In traditional economics talk, money has 3 functions and 6 characteristics.
The 3 functions are:
- Money as a store of value
- Money as a medium of exchange
- Money as a unit of account
And the 6 characteristics are Durability, Portability, Divisibility, Uniformity (i.e. Fungibility), Limited Supply and Acceptability.
If you don’t already understand this, here’s a great article from the Federal Reserve Bank of St. Louis to explain it:
However, the crypto crash over the past 6 months and the fact that cryptocurrencies like Bitcoin (BTC) and Ether (ETH) are still not widely used for commerce have led me to believe that the current economic model is incomplete.
BTC supporters tout BTC as being like digital gold. It can, theoretically, perform all the 3 functions, and has 5 out of the 6 characteristics. The only thing missing is Acceptability, because BTC, unlike the US Dollar, is not universally accepted by most people and most governments.
Let’s put the government’s distaste for crypto aside first, let’s talk about people. While a lot of people own crypto, why is it still not widely used to pay for goods and services?
For a start, merchants don’t want to price their goods and/or services in crypto. They may accept payment in crypto, but that’s not the same as denoting their price in crypto.
For example, this is from a website that accepts crypto payments. It sells a small bowl for SGD 21.89 including shipping.
When I progress to the payment stage and choose to pay in crypto, I was initially quoted a price of 0.00054119 BTC.
30 seconds later, I refresh the page, and the price changed to 0.00054145 BTC.
As illustrated, even merchants that accept crypto payments don’t denote their prices in crypto. The prices are fixed in a fiat currency and then converted to variable amounts of crypto at prevailing exchange rates.
Why don’t merchants denote their prices in crypto then? The reason is simple: instability of value.

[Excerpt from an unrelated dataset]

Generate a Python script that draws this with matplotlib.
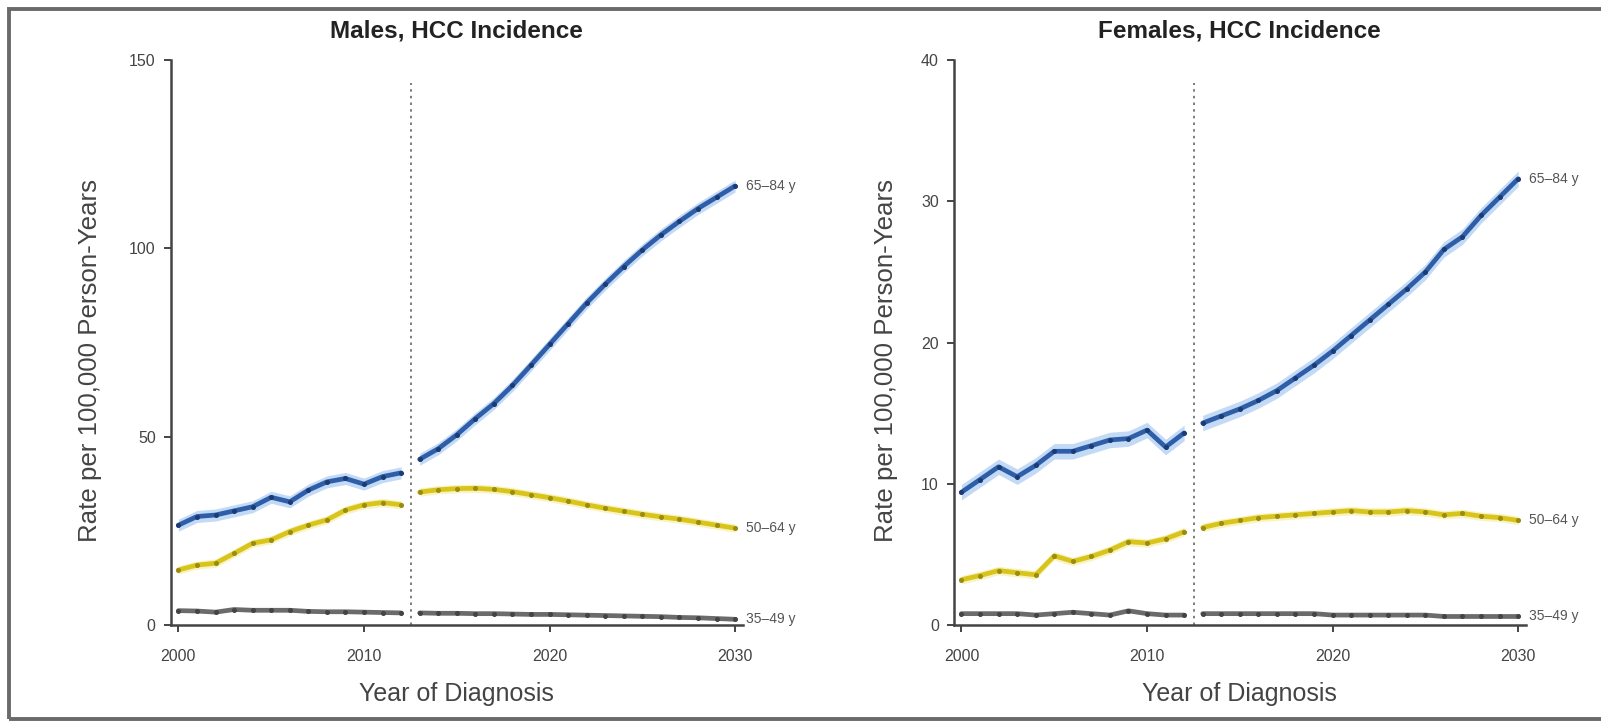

Let’s use an example of a retailer selling a laptop that is worth either USD 1,200 or 0.04 BTC (at the time of this writing), when 1 BTC is worth about USD 30,000. He then chose to fix the price at 0.04 BTC.
If the price of BTC next week rises 20% to 1 BTC = 36,000 USD, his laptop will be selling at the equivalent of USD 1,440, pricing him out of the market as his competitors are still selling the same laptop at USD 1,200.
If the price of BTC drops 20% to 1 BTC = 24,000 USD, he will no doubt get a lot of orders since he’s now 20% cheaper than his competitors, but he would make $240 less on every deal. Furthermore, he may run out of stock and won’t be able to capitalize on the increased sales.
What if something worse happens? If BTC suddenly crashes and goes down by 50%, he may not even be able to cover his costs and lose money!
Ultimately, a merchant’s costs are primarily pegged to fiat currencies and not to crypto. If the rent, salaries and inventory are paid for in a fiat currency, denoting prices in a highly volatile currency like crypto is too risky for the merchant. At the end of the day, his core business is in the supply of goods and/or services, and not in speculative investments like a hedge fund.
At the same time, most consumers aren’t too keen on spending their crypto. While the merchant’s fear is that crypto will drop in value, the consumer’s fear is the direct opposite. Most people buy crypto in the hope that it will rise in value, possibly making them very rich. If they were to spend 0.0005 BTC to buy a small bowl, they’re worried BTC may appreciate 10x in future, which means the small bowl would eventually cost 10x more. It is the perceived opportunity cost that leads consumers to hoard their crypto instead of spending it.
Instability, therefore, lies at the crux of acceptability. Merchants don’t want to price their goods/services in crypto for fear of their value dropping. Consumers don’t want to spend their crypto for fear of missing out if the value appreciates.
Therefore, for crypto, and in fact, all forms of money, to be effective as a medium of exchange, its value relative to goods/services must remain stable. A gradual, slow appreciation over time is acceptable, but not 10x, 100x increases in a short time like what we have seen in the crypto market.
In traditional economics, “limited supply” is the characteristic meant to ensure stable value. BTC is, by design, limited in supply. However, why hasn’t this translated into a stable value?
I believe the answer is that there is a 7th characteristic needed to ensure stable value, and that is stable demand. A stable value can only be achieved when both supply is limited and demand is stable.
BTC has a limited supply, by design. But its demand, at the time of this writing, is far from stable. Thus, the values of BTC and other cryptos (with the exception of USDC) relative to goods/services are simply too volatile to be useful for any of the 3 functions of money. The reasons? Unstable demand. It is unstable because demand thus far has been driven mainly by investors and speculators who buy in the belief that it will go up in value. But once the bubble pops, confidence becomes fear and demand goes the other way, pulling down the value dramatically.
This volatility may or may not decrease in future, I am unable to foresee. But what I’m sure of is that, until the volatility is reduced, most of the cryptocurrencies in existence at the time of this writing will not be very useful as money.